**TASK**
Starting with the first line and ending with the line that holds "const LINE = '#222';", repeat the material exactly.
╭─ DATA FOR THE TASK
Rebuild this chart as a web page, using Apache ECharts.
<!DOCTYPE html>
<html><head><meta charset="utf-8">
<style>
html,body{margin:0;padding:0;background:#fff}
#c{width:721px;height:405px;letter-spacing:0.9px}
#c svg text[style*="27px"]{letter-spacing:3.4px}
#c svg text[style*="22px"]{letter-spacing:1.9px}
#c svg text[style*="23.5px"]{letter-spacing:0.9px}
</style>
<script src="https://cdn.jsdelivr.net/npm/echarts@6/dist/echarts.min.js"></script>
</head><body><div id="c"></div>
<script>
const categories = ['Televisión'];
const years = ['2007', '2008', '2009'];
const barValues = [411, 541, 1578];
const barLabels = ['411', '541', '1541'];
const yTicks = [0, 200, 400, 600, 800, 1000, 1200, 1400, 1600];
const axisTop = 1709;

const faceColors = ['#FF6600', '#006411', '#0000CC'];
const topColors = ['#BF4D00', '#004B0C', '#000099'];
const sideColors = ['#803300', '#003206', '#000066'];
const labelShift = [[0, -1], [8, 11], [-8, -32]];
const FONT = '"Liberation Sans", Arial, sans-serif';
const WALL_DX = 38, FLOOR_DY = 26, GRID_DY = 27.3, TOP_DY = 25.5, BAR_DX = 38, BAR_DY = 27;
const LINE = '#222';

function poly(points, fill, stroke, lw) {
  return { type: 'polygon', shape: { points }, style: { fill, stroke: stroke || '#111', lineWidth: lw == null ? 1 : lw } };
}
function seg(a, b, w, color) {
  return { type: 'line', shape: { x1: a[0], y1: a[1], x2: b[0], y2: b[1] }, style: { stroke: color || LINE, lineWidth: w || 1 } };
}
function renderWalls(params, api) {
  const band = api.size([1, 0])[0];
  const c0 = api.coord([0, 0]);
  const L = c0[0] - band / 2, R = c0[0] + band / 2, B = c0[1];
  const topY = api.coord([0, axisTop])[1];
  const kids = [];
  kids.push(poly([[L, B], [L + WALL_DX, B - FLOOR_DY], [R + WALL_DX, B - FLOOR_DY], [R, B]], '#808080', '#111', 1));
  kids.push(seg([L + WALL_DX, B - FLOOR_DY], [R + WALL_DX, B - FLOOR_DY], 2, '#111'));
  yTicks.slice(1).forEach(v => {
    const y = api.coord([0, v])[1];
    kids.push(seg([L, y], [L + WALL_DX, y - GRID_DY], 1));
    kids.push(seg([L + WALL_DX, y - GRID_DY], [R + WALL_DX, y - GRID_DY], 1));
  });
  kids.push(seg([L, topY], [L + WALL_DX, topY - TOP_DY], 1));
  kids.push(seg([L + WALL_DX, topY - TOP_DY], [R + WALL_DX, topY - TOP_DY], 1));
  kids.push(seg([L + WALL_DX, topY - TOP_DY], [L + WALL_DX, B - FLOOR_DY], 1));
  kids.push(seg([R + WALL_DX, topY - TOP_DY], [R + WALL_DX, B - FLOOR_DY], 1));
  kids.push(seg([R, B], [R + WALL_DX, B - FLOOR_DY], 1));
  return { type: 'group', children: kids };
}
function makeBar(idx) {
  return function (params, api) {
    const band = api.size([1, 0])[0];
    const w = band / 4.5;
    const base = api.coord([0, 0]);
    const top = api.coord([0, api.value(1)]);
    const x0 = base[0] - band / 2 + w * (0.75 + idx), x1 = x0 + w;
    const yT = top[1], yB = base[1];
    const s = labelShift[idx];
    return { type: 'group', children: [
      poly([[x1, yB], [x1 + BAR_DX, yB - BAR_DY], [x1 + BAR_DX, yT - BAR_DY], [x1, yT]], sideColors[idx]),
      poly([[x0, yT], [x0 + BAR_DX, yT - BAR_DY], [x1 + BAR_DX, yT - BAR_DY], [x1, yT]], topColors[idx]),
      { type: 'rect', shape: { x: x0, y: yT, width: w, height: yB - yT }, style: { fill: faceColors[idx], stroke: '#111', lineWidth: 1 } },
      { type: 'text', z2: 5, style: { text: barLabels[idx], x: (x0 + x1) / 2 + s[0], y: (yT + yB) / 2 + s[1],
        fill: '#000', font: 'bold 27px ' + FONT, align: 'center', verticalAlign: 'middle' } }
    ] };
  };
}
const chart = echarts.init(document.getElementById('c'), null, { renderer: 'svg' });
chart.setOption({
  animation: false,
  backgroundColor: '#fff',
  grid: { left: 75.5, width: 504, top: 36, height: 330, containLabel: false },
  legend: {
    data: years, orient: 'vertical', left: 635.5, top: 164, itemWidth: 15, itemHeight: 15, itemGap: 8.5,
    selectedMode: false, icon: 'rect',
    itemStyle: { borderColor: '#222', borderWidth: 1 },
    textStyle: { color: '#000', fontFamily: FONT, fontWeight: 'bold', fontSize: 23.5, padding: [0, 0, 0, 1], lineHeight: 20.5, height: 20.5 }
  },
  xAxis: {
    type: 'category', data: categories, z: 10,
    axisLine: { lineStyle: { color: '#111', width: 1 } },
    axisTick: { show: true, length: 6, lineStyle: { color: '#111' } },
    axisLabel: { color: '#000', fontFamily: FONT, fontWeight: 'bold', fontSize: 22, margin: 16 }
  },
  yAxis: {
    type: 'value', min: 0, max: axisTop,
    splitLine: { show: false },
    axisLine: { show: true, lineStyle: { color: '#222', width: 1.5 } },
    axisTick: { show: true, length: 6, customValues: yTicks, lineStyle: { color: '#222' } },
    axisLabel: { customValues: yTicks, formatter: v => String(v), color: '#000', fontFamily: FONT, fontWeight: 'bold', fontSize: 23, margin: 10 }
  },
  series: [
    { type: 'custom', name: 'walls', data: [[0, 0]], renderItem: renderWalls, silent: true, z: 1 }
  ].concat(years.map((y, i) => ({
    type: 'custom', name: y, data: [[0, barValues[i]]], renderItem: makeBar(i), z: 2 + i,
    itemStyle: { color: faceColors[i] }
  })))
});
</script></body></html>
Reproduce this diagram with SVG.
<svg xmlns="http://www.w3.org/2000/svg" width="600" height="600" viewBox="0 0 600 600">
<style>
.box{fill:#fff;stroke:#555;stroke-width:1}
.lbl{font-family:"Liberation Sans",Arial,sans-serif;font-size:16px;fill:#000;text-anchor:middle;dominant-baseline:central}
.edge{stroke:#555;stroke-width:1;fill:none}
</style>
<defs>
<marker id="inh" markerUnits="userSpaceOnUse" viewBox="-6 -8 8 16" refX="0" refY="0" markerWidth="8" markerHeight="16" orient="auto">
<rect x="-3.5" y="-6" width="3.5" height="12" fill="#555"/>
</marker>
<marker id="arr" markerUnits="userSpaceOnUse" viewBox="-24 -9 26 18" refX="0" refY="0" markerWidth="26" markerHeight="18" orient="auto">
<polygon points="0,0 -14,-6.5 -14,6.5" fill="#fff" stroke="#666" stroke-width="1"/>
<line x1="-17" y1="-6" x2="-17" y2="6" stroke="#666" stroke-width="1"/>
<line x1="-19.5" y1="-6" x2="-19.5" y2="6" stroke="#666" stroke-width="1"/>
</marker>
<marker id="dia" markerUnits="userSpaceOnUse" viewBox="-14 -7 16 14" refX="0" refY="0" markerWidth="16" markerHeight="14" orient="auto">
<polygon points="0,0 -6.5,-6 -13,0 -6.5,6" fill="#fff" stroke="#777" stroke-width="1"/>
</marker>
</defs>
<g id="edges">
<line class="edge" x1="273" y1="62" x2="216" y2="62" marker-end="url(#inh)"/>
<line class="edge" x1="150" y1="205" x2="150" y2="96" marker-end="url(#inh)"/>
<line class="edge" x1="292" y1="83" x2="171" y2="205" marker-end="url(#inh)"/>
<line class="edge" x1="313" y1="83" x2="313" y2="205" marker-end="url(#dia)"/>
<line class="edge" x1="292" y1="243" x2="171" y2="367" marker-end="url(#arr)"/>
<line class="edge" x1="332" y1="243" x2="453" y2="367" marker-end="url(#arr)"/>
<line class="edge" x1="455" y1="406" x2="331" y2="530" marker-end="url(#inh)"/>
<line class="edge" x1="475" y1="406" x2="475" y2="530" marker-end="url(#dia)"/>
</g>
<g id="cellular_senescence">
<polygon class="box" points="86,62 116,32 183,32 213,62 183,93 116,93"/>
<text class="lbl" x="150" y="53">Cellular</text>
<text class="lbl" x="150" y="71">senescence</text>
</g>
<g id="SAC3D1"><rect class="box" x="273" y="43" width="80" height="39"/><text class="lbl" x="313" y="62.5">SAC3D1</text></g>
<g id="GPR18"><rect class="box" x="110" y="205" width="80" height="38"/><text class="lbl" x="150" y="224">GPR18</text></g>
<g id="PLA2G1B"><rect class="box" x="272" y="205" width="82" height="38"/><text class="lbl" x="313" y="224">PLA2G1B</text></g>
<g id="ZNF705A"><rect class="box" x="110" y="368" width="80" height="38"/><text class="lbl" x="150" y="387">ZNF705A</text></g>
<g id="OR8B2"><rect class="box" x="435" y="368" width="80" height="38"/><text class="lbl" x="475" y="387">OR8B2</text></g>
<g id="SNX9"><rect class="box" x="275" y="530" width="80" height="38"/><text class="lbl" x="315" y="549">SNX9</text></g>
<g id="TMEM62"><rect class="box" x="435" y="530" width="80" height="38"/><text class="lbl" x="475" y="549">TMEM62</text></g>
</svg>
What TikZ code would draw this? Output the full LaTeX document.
╰─
**COMPLETE OUTPUT**
Rebuild this chart as a web page, using Apache ECharts.
<!DOCTYPE html>
<html><head><meta charset="utf-8">
<style>
html,body{margin:0;padding:0;background:#fff}
#c{width:721px;height:405px;letter-spacing:0.9px}
#c svg text[style*="27px"]{letter-spacing:3.4px}
#c svg text[style*="22px"]{letter-spacing:1.9px}
#c svg text[style*="23.5px"]{letter-spacing:0.9px}
</style>
<script src="https://cdn.jsdelivr.net/npm/echarts@6/dist/echarts.min.js"></script>
</head><body><div id="c"></div>
<script>
const categories = ['Televisión'];
const years = ['2007', '2008', '2009'];
const barValues = [411, 541, 1578];
const barLabels = ['411', '541', '1541'];
const yTicks = [0, 200, 400, 600, 800, 1000, 1200, 1400, 1600];
const axisTop = 1709;

const faceColors = ['#FF6600', '#006411', '#0000CC'];
const topColors = ['#BF4D00', '#004B0C', '#000099'];
const sideColors = ['#803300', '#003206', '#000066'];
const labelShift = [[0, -1], [8, 11], [-8, -32]];
const FONT = '"Liberation Sans", Arial, sans-serif';
const WALL_DX = 38, FLOOR_DY = 26, GRID_DY = 27.3, TOP_DY = 25.5, BAR_DX = 38, BAR_DY = 27;
const LINE = '#222';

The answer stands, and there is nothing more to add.